O pranto de um menino sírio no enterro do seu pai foi outro registro comovente feito por Abd. O fotógrafo conta que o sepultamento, em Idlib, foi feito onde antes havia um parque, porque o cemitério principal estava cercado pelo Exército.
Este outro menino fotografado por Abd perdeu o pai em um bombardeio
Este outro menino fotografado por Abd perdeu o pai em um bombardeio
"Esse parque era onde, antes dos conflitos, as crianças brincavam e os adultos descansavam, passeavam. Um parque como qualquer outro no mundo. Mas que foi transformado em cemitério."

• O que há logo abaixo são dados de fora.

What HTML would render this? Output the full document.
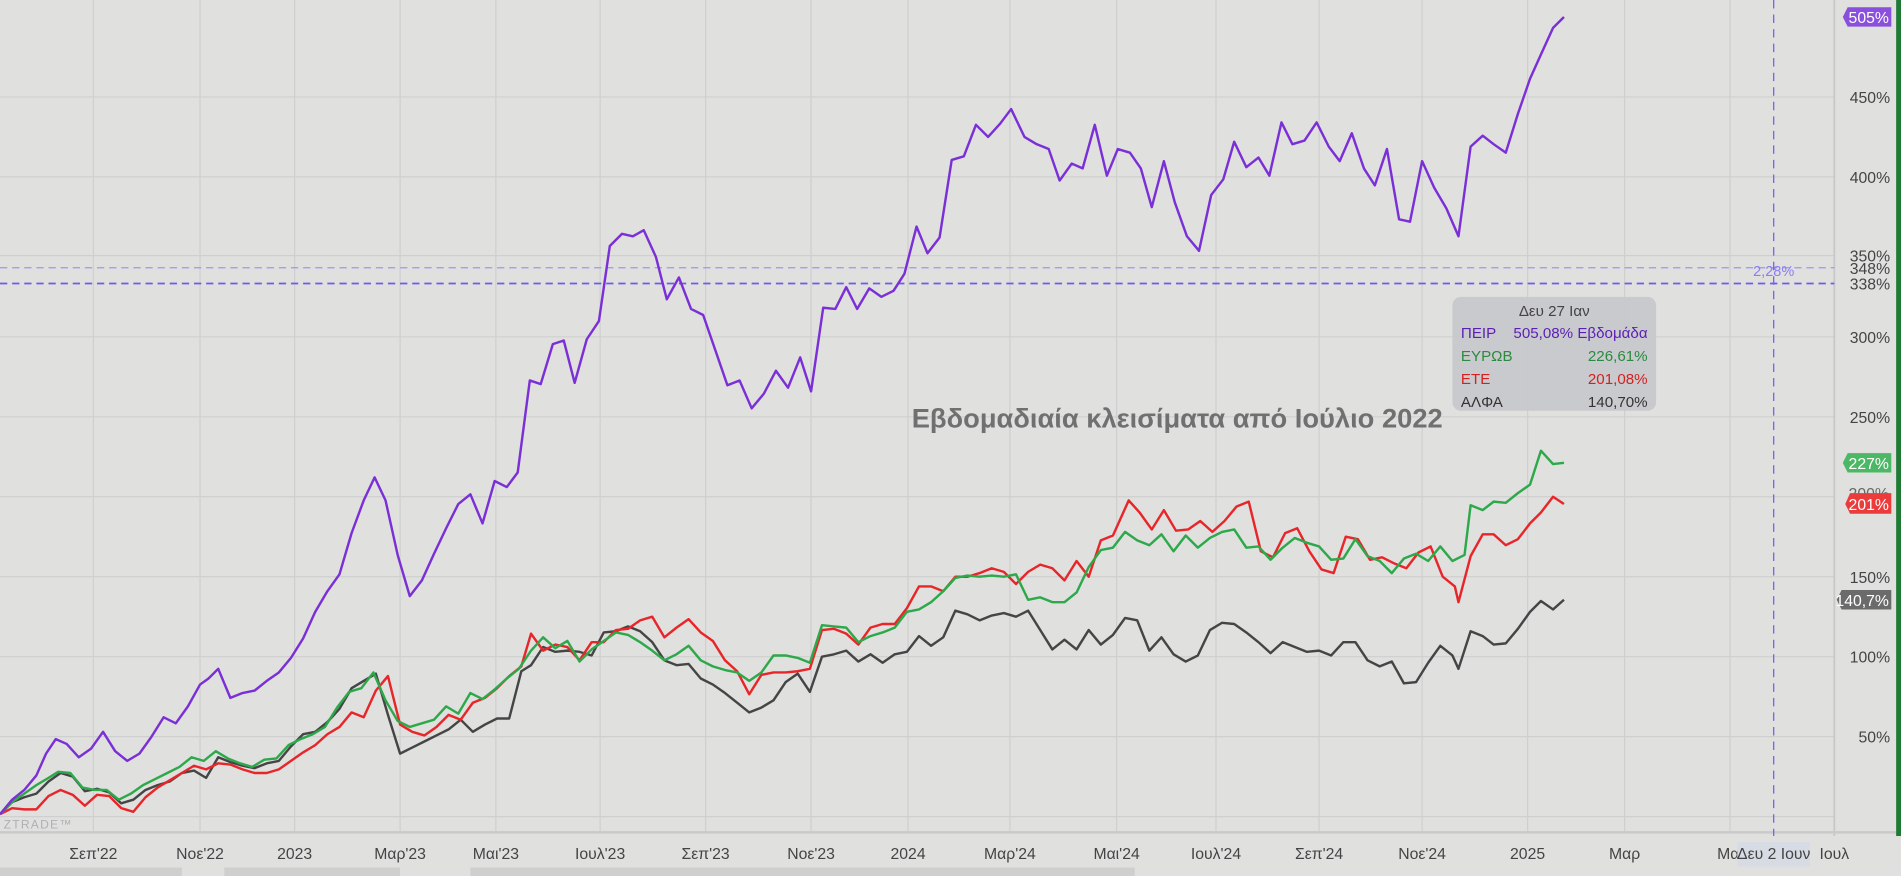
<!DOCTYPE html>
<html><head><meta charset="utf-8"><style>
html,body{margin:0;padding:0;background:#e0e0df;overflow:hidden}
svg{display:block}
text{font-family:"Liberation Sans","DejaVu Sans",sans-serif}
</style></head><body>
<svg width="1901" height="876" viewBox="0 0 1568 723" preserveAspectRatio="none" xmlns="http://www.w3.org/2000/svg">
<rect x="0" y="0" width="1568" height="723" fill="#e0e0df"/>
<g stroke="#cfcfcf" stroke-width="1">
<line x1="0" y1="80" x2="1513" y2="80"/><line x1="0" y1="146" x2="1513" y2="146"/><line x1="0" y1="211" x2="1513" y2="211"/><line x1="0" y1="278" x2="1513" y2="278"/><line x1="0" y1="344" x2="1513" y2="344"/><line x1="0" y1="410" x2="1513" y2="410"/><line x1="0" y1="476" x2="1513" y2="476"/><line x1="0" y1="542" x2="1513" y2="542"/><line x1="0" y1="608" x2="1513" y2="608"/><line x1="0" y1="674" x2="1513" y2="674"/>
<line x1="77" y1="0" x2="77" y2="687"/><line x1="165" y1="0" x2="165" y2="687"/><line x1="243" y1="0" x2="243" y2="687"/><line x1="330" y1="0" x2="330" y2="687"/><line x1="409" y1="0" x2="409" y2="687"/><line x1="495" y1="0" x2="495" y2="687"/><line x1="582" y1="0" x2="582" y2="687"/><line x1="669" y1="0" x2="669" y2="687"/><line x1="749" y1="0" x2="749" y2="687"/><line x1="833" y1="0" x2="833" y2="687"/><line x1="921" y1="0" x2="921" y2="687"/><line x1="1003" y1="0" x2="1003" y2="687"/><line x1="1088" y1="0" x2="1088" y2="687"/><line x1="1173" y1="0" x2="1173" y2="687"/><line x1="1260" y1="0" x2="1260" y2="687"/><line x1="1340" y1="0" x2="1340" y2="687"/><line x1="1427" y1="0" x2="1427" y2="687"/>
</g>
<line x1="1513" y1="0" x2="1513" y2="690" stroke="#c8c8c8" stroke-width="1.5"/>
<line x1="0" y1="687" x2="1568" y2="687" stroke="#cacaca" stroke-width="2"/>
<rect x="1564" y="0" width="4" height="690" fill="#1f7a35"/>
<line x1="0" y1="221" x2="1513" y2="221" stroke="#9d95f0" stroke-width="1" stroke-dasharray="6,4"/>
<line x1="0" y1="234" x2="1513" y2="234" stroke="#6b5cf0" stroke-width="1.5" stroke-dasharray="6,4"/>
<line x1="1463" y1="0" x2="1463" y2="690" stroke="#6b5cf0" stroke-width="1" stroke-dasharray="7,5"/>
<text x="1463" y="228" font-size="12" fill="#8a80f0" text-anchor="middle">2,28%</text>
<g font-size="13" fill="#444" text-anchor="end">
<text x="1559" y="85">450%</text><text x="1559" y="151">400%</text><text x="1559" y="216">350%</text><text x="1559" y="226">348%</text><text x="1559" y="239">338%</text><text x="1559" y="283">300%</text><text x="1559" y="349">250%</text><text x="1559" y="481">150%</text><text x="1559" y="547">100%</text><text x="1559" y="613">50%</text>
</g>
<text x="3" y="684" font-size="10" fill="#b0b0b0" letter-spacing="1">ZTRADE™</text>
<g font-size="13" fill="#444" text-anchor="middle">
<text x="77" y="709">Σεπ'22</text><text x="165" y="709">Νοε'22</text><text x="243" y="709">2023</text><text x="330" y="709">Μαρ'23</text><text x="409" y="709">Μαι'23</text><text x="495" y="709">Ιουλ'23</text><text x="582" y="709">Σεπ'23</text><text x="669" y="709">Νοε'23</text><text x="749" y="709">2024</text><text x="833" y="709">Μαρ'24</text><text x="921" y="709">Μαι'24</text><text x="1003" y="709">Ιουλ'24</text><text x="1088" y="709">Σεπ'24</text><text x="1173" y="709">Νοε'24</text><text x="1260" y="709">2025</text><text x="1340" y="709">Μαρ</text><text x="1427" y="709">Μαι</text><text x="1513" y="709">Ιουλ</text>
</g>
<rect x="1433" y="695" width="60" height="20" fill="#d6dbe4"/>
<text x="1463" y="709" font-size="13" fill="#444" text-anchor="middle">Δευ 2 Ιουν</text>
<rect x="0" y="716" width="150" height="7" fill="#cfcfcf"/><rect x="185" y="716" width="145" height="7" fill="#cfcfcf"/><rect x="388" y="716" width="548" height="7" fill="#cfcfcf"/>
<g fill="none" stroke-width="2" stroke-linejoin="round">
<polyline stroke="#454545" points="0,672 10,662 20,658 30,655 40,645 50,638 60,641 70,653 80,651 90,654 100,663 110,660 120,652 130,648 140,645 150,638 160,636 170,642 180,625 190,629 200,632 210,634 220,630 230,628 240,616 250,606 260,604 270,596 280,585 290,568 300,562 310,556 320,590 330,622 340,617 350,612 360,607 370,602 380,594 390,604 400,598 410,593 420,593 430,554 438,549 448,534 458,538 468,537 478,538 488,541 498,522 508,521 518,517 528,521 538,530 548,545 558,549 568,548 578,560 588,565 598,572 608,580 618,588 628,584 638,578 648,563 658,556 668,571 678,542 688,540 698,537 708,546 718,540 728,547 738,540 748,538 758,525 768,533 778,526 788,504 798,507 808,512 818,508 828,506 838,509 848,504 858,520 868,536 878,528 888,536 898,520 908,532 918,524 928,510 938,512 948,537 958,526 968,540 978,546 988,541 998,520 1008,514 1018,515 1028,522 1038,530 1048,539 1058,530 1068,534 1078,538 1088,537 1098,541 1108,530 1118,530 1128,545 1138,550 1148,546 1158,564 1168,563 1178,547 1188,533 1198,541 1203,552 1213,521 1223,525 1232,532 1242,531 1252,519 1262,505 1271,496 1281,503 1290,495"/>
<polyline stroke="#e8262a" points="0,672 10,667 20,668 30,668 40,657 50,652 60,656 70,665 80,656 90,657 100,667 110,670 120,658 130,650 140,644 150,638 160,632 170,635 180,630 190,631 200,635 210,638 220,638 230,635 240,628 250,621 260,615 270,606 280,600 290,588 300,592 310,570 320,558 330,598 340,604 350,607 360,600 370,590 380,594 390,580 400,576 410,568 420,558 430,550 438,523 448,537 458,532 468,534 478,545 488,530 498,530 508,520 518,519 528,512 538,509 548,526 558,518 568,511 578,522 588,529 598,545 608,554 618,573 628,557 638,555 648,555 658,554 668,552 678,520 688,519 698,523 708,532 718,518 728,515 738,515 748,502 758,484 768,484 778,488 788,476 798,476 808,473 818,469 828,472 838,482 848,472 858,466 868,469 878,479 888,463 898,476 908,446 918,442 931,413 940,423 950,437 960,421 970,438 980,437 990,430 1000,439 1010,430 1020,418 1030,414 1040,455 1050,460 1060,440 1070,436 1080,455 1090,470 1100,473 1110,443 1120,445 1130,462 1140,460 1150,465 1160,469 1170,456 1180,451 1190,476 1200,484 1203,497 1213,459 1223,441 1232,441 1242,450 1252,445 1262,432 1271,423 1281,410 1290,416"/>
<polyline stroke="#2da84a" points="0,672 10,662 20,655 30,648 40,642 48,637 58,638 68,650 78,652 88,652 98,660 108,655 118,648 128,643 138,638 148,633 158,625 168,628 178,620 188,626 198,630 208,633 218,627 228,626 238,615 248,610 258,606 268,600 278,584 288,571 298,568 308,555 318,578 328,595 338,600 348,597 358,594 368,583 378,589 388,572 398,577 408,569 418,560 428,552 438,537 448,526 458,535 468,529 478,546 488,536 498,529 508,522 518,524 528,530 538,537 548,545 558,540 568,533 578,545 588,550 598,553 608,555 618,562 628,555 638,541 648,541 658,543 668,547 678,516 688,517 698,518 708,530 718,525 728,522 738,518 748,505 758,503 768,497 778,488 788,477 798,475 808,476 818,475 828,476 838,474 848,495 858,493 868,497 878,497 888,489 898,468 908,454 918,452 928,439 938,446 948,450 958,441 968,455 978,442 988,452 998,444 1008,439 1018,437 1028,452 1038,451 1048,462 1058,452 1068,444 1078,448 1088,451 1098,462 1108,461 1118,445 1128,459 1138,463 1148,473 1158,461 1168,457 1178,463 1188,451 1198,463 1208,458 1213,417 1223,421 1232,414 1242,415 1252,407 1262,400 1271,372 1281,383 1290,382"/>
<polyline stroke="#7b2fd6" points="0,672 10,660 20,652 30,640 38,622 46,610 55,614 65,625 75,618 85,604 95,620 105,628 115,622 125,608 135,592 145,597 155,583 165,565 172,560 180,552 190,576 200,572 210,570 220,562 230,555 240,543 250,527 260,505 270,488 280,474 290,440 300,413 309,394 318,413 328,458 338,492 348,479 358,457 368,436 378,416 388,408 398,432 408,397 418,402 427,390 437,314 446,317 456,284 465,281 474,316 484,280 494,265 503,203 513,193 522,195 531,190 541,212 550,247 560,229 570,255 580,260 590,289 600,318 610,314 620,337 630,325 640,306 650,320 660,295 669,323 679,254 689,255 698,237 707,255 717,238 727,245 737,240 746,226 756,187 765,209 775,196 785,132 795,129 805,103 815,113 825,102 834,90 845,113 855,119 865,123 874,149 884,135 893,139 903,103 913,145 922,123 932,126 941,139 950,171 960,133 969,167 979,195 989,207 999,161 1009,148 1018,117 1028,138 1038,130 1047,145 1057,101 1066,119 1076,116 1086,101 1096,121 1105,133 1115,110 1125,139 1134,153 1144,123 1154,181 1163,183 1173,133 1183,155 1193,172 1203,195 1213,121 1223,112 1232,119 1242,126 1252,94 1262,65 1271,45 1281,23 1290,14"/>
</g>
<text x="971" y="353" font-size="22" font-weight="bold" fill="#707070" text-anchor="middle" textLength="438" lengthAdjust="spacingAndGlyphs">Εβδομαδιαία κλεισίματα από Ιούλιο 2022</text>
<rect x="1198" y="245" width="168" height="94" rx="7" fill="#c6c8cc" opacity="0.9"/>
<g font-size="12.5">
<text x="1282" y="261" fill="#444" text-anchor="middle">Δευ 27 Ιαν</text>
<text x="1205" y="279" fill="#5b1fb5">ΠΕΙΡ</text><text x="1359" y="279" fill="#5b1fb5" text-anchor="end">505,08% Εβδομάδα</text>
<text x="1205" y="298" fill="#2a8a3e">ΕΥΡΩΒ</text><text x="1359" y="298" fill="#2a8a3e" text-anchor="end">226,61%</text>
<text x="1205" y="317" fill="#d42020">ΕΤΕ</text><text x="1359" y="317" fill="#d42020" text-anchor="end">201,08%</text>
<text x="1205" y="336" fill="#333">ΑΛΦΑ</text><text x="1359" y="336" fill="#333" text-anchor="end">140,70%</text>
</g>
<g font-size="13" fill="#fff" text-anchor="end">
<path d="M1524,6 H1560 V22 H1524 L1520,14 Z" fill="#8a4fdc"/><text x="1558" y="19">505%</text>
<path d="M1524,374 H1560 V390 H1524 L1520,382 Z" fill="#4cb866"/><text x="1558" y="387">227%</text>
<text x="1558" y="412" fill="#666">200%</text>
<path d="M1526,407 H1560 V424 H1526 L1522,416 Z" fill="#ec3b3b"/><text x="1558" y="421">201%</text>
<path d="M1519,487 H1560 V503 H1519 L1515,495 Z" fill="#6b6b6b"/><text x="1558" y="500">140,7%</text>
</g>
</svg>
</body></html>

Nem todos os relatos dos personagens das fotos estão claros - "tudo na guerra é confuso", diz Abd. Mas as pessoas que acompanhavam o funeral lhe contaram que eles estavam em casa quando um "bombardeiro do Exército sírio" atingiu o local – e mudou para sempre a vida do menino da foto.
Agora, Abd comemora o prêmio. "É uma grande alegria porque confirma que todo o esforço e dedicação nestes 14 anos de carreira valeram a pena. Tomara que este prêmio me dê mais confiança e liberdade para continuar trabalhando duro nos temas que acho que são importantes contar ao mundo."